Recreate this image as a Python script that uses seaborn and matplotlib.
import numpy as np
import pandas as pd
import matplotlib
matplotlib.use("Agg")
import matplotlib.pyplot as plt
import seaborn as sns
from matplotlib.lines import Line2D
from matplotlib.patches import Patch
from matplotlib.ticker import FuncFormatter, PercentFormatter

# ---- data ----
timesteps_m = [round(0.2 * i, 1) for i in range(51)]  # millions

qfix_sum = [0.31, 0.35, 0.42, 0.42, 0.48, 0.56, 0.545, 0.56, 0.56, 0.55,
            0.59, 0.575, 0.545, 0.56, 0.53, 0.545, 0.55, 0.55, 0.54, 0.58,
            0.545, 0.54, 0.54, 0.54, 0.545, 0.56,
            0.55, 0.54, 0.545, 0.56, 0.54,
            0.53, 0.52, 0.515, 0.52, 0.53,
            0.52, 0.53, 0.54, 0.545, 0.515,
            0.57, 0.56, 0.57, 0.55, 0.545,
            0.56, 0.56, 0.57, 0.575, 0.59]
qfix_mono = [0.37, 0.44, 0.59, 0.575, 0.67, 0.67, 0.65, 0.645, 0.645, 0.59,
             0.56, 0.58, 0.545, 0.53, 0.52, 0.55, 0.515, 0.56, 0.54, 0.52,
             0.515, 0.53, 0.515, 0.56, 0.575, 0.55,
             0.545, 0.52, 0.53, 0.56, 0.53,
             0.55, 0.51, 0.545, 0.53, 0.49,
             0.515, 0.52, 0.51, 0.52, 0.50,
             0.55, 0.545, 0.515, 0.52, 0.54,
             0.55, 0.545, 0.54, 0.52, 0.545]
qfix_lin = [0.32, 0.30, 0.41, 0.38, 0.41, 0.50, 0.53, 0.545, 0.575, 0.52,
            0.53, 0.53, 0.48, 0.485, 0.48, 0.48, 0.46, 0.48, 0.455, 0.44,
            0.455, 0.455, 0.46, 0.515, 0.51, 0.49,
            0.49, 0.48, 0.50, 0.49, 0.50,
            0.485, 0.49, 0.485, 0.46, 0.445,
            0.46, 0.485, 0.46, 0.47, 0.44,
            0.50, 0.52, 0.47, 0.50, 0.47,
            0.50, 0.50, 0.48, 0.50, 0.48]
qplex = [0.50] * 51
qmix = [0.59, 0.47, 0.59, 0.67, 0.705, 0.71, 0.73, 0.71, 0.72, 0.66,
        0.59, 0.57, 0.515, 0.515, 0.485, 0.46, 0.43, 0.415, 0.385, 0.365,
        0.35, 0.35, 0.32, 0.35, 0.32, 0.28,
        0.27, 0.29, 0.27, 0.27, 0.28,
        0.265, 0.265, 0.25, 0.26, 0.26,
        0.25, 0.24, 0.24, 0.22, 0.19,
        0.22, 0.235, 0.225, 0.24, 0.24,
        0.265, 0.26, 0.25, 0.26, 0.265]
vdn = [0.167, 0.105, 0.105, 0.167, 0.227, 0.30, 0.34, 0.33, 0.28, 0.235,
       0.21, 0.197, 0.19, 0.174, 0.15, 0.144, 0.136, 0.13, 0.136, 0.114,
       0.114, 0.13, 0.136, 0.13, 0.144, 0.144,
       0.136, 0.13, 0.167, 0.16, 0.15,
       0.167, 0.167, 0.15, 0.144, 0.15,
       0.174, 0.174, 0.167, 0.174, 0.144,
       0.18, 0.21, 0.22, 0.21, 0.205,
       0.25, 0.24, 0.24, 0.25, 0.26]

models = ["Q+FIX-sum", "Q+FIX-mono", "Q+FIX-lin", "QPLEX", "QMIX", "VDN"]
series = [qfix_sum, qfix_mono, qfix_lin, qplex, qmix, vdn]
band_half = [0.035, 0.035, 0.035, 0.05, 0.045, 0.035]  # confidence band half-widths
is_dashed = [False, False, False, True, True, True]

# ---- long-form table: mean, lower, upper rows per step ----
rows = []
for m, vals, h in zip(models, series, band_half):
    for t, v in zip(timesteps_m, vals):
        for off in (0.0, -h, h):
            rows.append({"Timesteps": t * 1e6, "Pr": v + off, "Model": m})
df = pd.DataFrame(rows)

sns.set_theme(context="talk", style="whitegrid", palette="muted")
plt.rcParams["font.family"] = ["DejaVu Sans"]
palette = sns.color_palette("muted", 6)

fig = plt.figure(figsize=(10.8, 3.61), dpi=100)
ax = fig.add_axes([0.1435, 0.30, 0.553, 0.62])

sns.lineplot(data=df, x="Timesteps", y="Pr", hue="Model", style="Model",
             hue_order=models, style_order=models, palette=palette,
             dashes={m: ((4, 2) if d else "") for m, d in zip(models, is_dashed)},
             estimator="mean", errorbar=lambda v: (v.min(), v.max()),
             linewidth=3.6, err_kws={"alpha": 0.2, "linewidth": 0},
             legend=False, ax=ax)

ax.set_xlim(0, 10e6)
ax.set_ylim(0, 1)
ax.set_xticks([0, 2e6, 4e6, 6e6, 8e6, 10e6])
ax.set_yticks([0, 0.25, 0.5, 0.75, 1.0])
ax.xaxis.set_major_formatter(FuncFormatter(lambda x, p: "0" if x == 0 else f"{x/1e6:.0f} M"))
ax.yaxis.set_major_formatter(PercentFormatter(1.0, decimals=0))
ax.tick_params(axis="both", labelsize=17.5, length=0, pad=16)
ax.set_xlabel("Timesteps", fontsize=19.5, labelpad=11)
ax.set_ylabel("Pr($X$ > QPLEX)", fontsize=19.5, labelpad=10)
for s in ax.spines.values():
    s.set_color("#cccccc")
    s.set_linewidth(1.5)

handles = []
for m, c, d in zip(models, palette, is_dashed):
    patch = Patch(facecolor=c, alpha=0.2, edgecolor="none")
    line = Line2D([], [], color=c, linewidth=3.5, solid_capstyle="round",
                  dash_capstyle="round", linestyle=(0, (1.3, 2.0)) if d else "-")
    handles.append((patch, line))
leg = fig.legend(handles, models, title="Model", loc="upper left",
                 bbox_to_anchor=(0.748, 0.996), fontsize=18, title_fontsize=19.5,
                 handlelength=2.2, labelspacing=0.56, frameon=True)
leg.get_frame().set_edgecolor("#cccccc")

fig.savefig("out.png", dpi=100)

---

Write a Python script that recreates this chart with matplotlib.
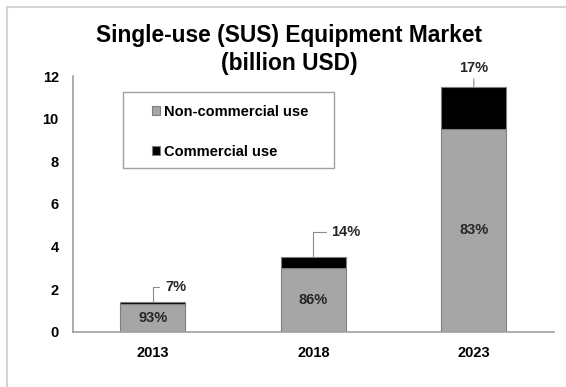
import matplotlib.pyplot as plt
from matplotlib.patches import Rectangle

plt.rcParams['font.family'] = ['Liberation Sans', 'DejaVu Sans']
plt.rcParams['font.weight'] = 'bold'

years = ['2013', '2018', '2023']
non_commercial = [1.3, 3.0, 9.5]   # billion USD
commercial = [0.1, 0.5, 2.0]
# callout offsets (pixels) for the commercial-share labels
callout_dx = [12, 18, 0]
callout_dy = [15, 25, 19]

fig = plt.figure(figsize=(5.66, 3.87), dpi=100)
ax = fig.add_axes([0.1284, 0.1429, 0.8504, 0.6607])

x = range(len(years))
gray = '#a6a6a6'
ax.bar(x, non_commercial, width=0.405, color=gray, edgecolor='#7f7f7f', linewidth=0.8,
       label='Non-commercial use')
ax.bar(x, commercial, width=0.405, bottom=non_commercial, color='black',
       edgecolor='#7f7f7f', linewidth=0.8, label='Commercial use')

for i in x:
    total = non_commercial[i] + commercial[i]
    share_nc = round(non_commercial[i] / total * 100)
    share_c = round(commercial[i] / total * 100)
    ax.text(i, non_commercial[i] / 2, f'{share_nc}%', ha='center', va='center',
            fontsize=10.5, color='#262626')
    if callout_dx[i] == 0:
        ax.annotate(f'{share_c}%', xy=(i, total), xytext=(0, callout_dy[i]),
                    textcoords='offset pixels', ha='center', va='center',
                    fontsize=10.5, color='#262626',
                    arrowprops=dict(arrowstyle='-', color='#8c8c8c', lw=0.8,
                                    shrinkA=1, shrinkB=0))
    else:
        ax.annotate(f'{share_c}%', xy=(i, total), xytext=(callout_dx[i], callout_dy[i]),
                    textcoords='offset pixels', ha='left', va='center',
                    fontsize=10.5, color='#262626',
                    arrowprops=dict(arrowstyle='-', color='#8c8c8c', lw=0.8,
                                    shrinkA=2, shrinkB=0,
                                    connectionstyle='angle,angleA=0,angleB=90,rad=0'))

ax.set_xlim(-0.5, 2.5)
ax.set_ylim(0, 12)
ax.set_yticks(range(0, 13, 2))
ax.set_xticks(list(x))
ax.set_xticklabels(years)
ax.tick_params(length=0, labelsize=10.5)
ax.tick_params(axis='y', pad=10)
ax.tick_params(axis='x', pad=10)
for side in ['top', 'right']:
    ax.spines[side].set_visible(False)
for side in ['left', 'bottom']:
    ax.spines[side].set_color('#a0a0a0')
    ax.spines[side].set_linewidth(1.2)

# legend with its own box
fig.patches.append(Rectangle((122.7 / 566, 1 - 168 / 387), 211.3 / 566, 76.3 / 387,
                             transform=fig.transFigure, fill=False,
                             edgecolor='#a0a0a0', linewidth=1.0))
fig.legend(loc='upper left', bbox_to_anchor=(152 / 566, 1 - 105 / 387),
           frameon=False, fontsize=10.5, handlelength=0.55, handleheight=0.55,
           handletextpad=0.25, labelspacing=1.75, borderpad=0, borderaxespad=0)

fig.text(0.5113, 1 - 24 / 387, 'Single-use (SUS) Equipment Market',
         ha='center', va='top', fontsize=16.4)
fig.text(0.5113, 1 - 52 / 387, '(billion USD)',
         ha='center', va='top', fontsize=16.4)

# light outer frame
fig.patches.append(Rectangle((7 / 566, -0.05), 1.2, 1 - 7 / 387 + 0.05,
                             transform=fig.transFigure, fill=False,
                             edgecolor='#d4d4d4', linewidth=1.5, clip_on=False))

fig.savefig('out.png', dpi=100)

WHAT IS REQUIRED: Reproduce nothing but the lines from the one with "Write a Python" to the one with "plt.rcParams['font.weight'] = 'bold'", both lines included, and keep every picture out of the copy.

EXPECTED OUTPUT:
Write a Python script that recreates this chart with matplotlib.
import matplotlib.pyplot as plt
from matplotlib.patches import Rectangle

plt.rcParams['font.family'] = ['Liberation Sans', 'DejaVu Sans']
plt.rcParams['font.weight'] = 'bold'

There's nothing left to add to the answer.